**AIM:** Restate the whole listing exactly.

**DATA EXCERPT:**
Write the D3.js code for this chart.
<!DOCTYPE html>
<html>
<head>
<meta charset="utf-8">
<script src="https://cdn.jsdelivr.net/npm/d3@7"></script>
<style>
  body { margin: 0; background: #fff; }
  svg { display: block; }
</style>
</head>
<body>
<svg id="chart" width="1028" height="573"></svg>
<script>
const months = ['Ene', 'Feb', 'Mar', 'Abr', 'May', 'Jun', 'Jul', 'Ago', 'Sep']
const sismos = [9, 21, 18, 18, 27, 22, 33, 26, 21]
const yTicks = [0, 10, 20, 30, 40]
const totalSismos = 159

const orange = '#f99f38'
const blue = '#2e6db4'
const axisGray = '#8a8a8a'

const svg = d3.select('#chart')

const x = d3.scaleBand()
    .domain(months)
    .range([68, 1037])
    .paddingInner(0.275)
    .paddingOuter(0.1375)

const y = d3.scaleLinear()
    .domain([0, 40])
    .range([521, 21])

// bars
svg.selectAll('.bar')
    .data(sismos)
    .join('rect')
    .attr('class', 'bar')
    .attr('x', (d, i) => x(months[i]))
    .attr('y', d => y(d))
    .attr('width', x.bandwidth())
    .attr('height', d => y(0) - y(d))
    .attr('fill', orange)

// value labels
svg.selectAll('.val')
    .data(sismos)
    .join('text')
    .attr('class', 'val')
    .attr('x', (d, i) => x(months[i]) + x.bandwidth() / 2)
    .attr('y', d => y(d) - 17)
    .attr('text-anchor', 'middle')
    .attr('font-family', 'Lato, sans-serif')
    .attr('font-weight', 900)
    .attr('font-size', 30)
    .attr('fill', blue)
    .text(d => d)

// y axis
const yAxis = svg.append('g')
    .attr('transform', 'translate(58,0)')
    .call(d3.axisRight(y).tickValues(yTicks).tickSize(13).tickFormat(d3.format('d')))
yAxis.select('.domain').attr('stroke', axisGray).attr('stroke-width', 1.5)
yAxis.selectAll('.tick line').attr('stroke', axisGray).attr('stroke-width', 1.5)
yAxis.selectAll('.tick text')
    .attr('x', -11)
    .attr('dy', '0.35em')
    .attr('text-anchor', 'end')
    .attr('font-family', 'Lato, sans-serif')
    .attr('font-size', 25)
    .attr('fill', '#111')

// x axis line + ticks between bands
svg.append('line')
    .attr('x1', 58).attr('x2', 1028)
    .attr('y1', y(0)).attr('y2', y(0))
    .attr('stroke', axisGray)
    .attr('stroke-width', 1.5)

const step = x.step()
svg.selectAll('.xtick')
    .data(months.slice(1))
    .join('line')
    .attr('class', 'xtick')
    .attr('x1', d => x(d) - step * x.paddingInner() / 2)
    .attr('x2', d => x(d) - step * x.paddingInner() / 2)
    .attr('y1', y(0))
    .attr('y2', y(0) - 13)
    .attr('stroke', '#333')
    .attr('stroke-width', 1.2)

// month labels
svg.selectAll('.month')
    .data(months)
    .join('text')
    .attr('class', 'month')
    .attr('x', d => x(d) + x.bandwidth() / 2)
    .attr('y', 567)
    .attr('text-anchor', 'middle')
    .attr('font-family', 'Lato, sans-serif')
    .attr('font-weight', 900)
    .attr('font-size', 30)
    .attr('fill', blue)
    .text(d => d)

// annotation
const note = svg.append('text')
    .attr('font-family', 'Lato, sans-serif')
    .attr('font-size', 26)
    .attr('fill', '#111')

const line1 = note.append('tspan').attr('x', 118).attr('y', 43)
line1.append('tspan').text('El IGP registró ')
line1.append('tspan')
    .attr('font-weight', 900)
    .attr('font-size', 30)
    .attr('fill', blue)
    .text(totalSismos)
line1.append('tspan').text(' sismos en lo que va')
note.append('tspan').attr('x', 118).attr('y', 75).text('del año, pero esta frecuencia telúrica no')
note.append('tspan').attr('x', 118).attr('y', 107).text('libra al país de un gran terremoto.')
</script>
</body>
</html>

**EXERCISE SOLUTION:**
Write the D3.js code for this chart.
<!DOCTYPE html>
<html>
<head>
<meta charset="utf-8">
<script src="https://cdn.jsdelivr.net/npm/d3@7"></script>
<style>
  body { margin: 0; background: #fff; }
  svg { display: block; }
</style>
</head>
<body>
<svg id="chart" width="1028" height="573"></svg>
<script>
const months = ['Ene', 'Feb', 'Mar', 'Abr', 'May', 'Jun', 'Jul', 'Ago', 'Sep']
const sismos = [9, 21, 18, 18, 27, 22, 33, 26, 21]
const yTicks = [0, 10, 20, 30, 40]
const totalSismos = 159

const orange = '#f99f38'
const blue = '#2e6db4'
const axisGray = '#8a8a8a'

const svg = d3.select('#chart')

const x = d3.scaleBand()
    .domain(months)
    .range([68, 1037])
    .paddingInner(0.275)
    .paddingOuter(0.1375)

const y = d3.scaleLinear()
    .domain([0, 40])
    .range([521, 21])

// bars
svg.selectAll('.bar')
    .data(sismos)
    .join('rect')
    .attr('class', 'bar')
    .attr('x', (d, i) => x(months[i]))
    .attr('y', d => y(d))
    .attr('width', x.bandwidth())
    .attr('height', d => y(0) - y(d))
    .attr('fill', orange)

// value labels
svg.selectAll('.val')
    .data(sismos)
    .join('text')
    .attr('class', 'val')
    .attr('x', (d, i) => x(months[i]) + x.bandwidth() / 2)
    .attr('y', d => y(d) - 17)
    .attr('text-anchor', 'middle')
    .attr('font-family', 'Lato, sans-serif')
    .attr('font-weight', 900)
    .attr('font-size', 30)
    .attr('fill', blue)
    .text(d => d)

// y axis
const yAxis = svg.append('g')
    .attr('transform', 'translate(58,0)')
    .call(d3.axisRight(y).tickValues(yTicks).tickSize(13).tickFormat(d3.format('d')))
yAxis.select('.domain').attr('stroke', axisGray).attr('stroke-width', 1.5)
yAxis.selectAll('.tick line').attr('stroke', axisGray).attr('stroke-width', 1.5)
yAxis.selectAll('.tick text')
    .attr('x', -11)
    .attr('dy', '0.35em')
    .attr('text-anchor', 'end')
    .attr('font-family', 'Lato, sans-serif')
    .attr('font-size', 25)
    .attr('fill', '#111')

// x axis line + ticks between bands
svg.append('line')
    .attr('x1', 58).attr('x2', 1028)
    .attr('y1', y(0)).attr('y2', y(0))
    .attr('stroke', axisGray)
    .attr('stroke-width', 1.5)

const step = x.step()
svg.selectAll('.xtick')
    .data(months.slice(1))
    .join('line')
    .attr('class', 'xtick')
    .attr('x1', d => x(d) - step * x.paddingInner() / 2)
    .attr('x2', d => x(d) - step * x.paddingInner() / 2)
    .attr('y1', y(0))
    .attr('y2', y(0) - 13)
    .attr('stroke', '#333')
    .attr('stroke-width', 1.2)

// month labels
svg.selectAll('.month')
    .data(months)
    .join('text')
    .attr('class', 'month')
    .attr('x', d => x(d) + x.bandwidth() / 2)
    .attr('y', 567)
    .attr('text-anchor', 'middle')
    .attr('font-family', 'Lato, sans-serif')
    .attr('font-weight', 900)
    .attr('font-size', 30)
    .attr('fill', blue)
    .text(d => d)

// annotation
const note = svg.append('text')
    .attr('font-family', 'Lato, sans-serif')
    .attr('font-size', 26)
    .attr('fill', '#111')

const line1 = note.append('tspan').attr('x', 118).attr('y', 43)
line1.append('tspan').text('El IGP registró ')
line1.append('tspan')
    .attr('font-weight', 900)
    .attr('font-size', 30)
    .attr('fill', blue)
    .text(totalSismos)
line1.append('tspan').text(' sismos en lo que va')
note.append('tspan').attr('x', 118).attr('y', 75).text('del año, pero esta frecuencia telúrica no')
note.append('tspan').attr('x', 118).attr('y', 107).text('libra al país de un gran terremoto.')
</script>
</body>
</html>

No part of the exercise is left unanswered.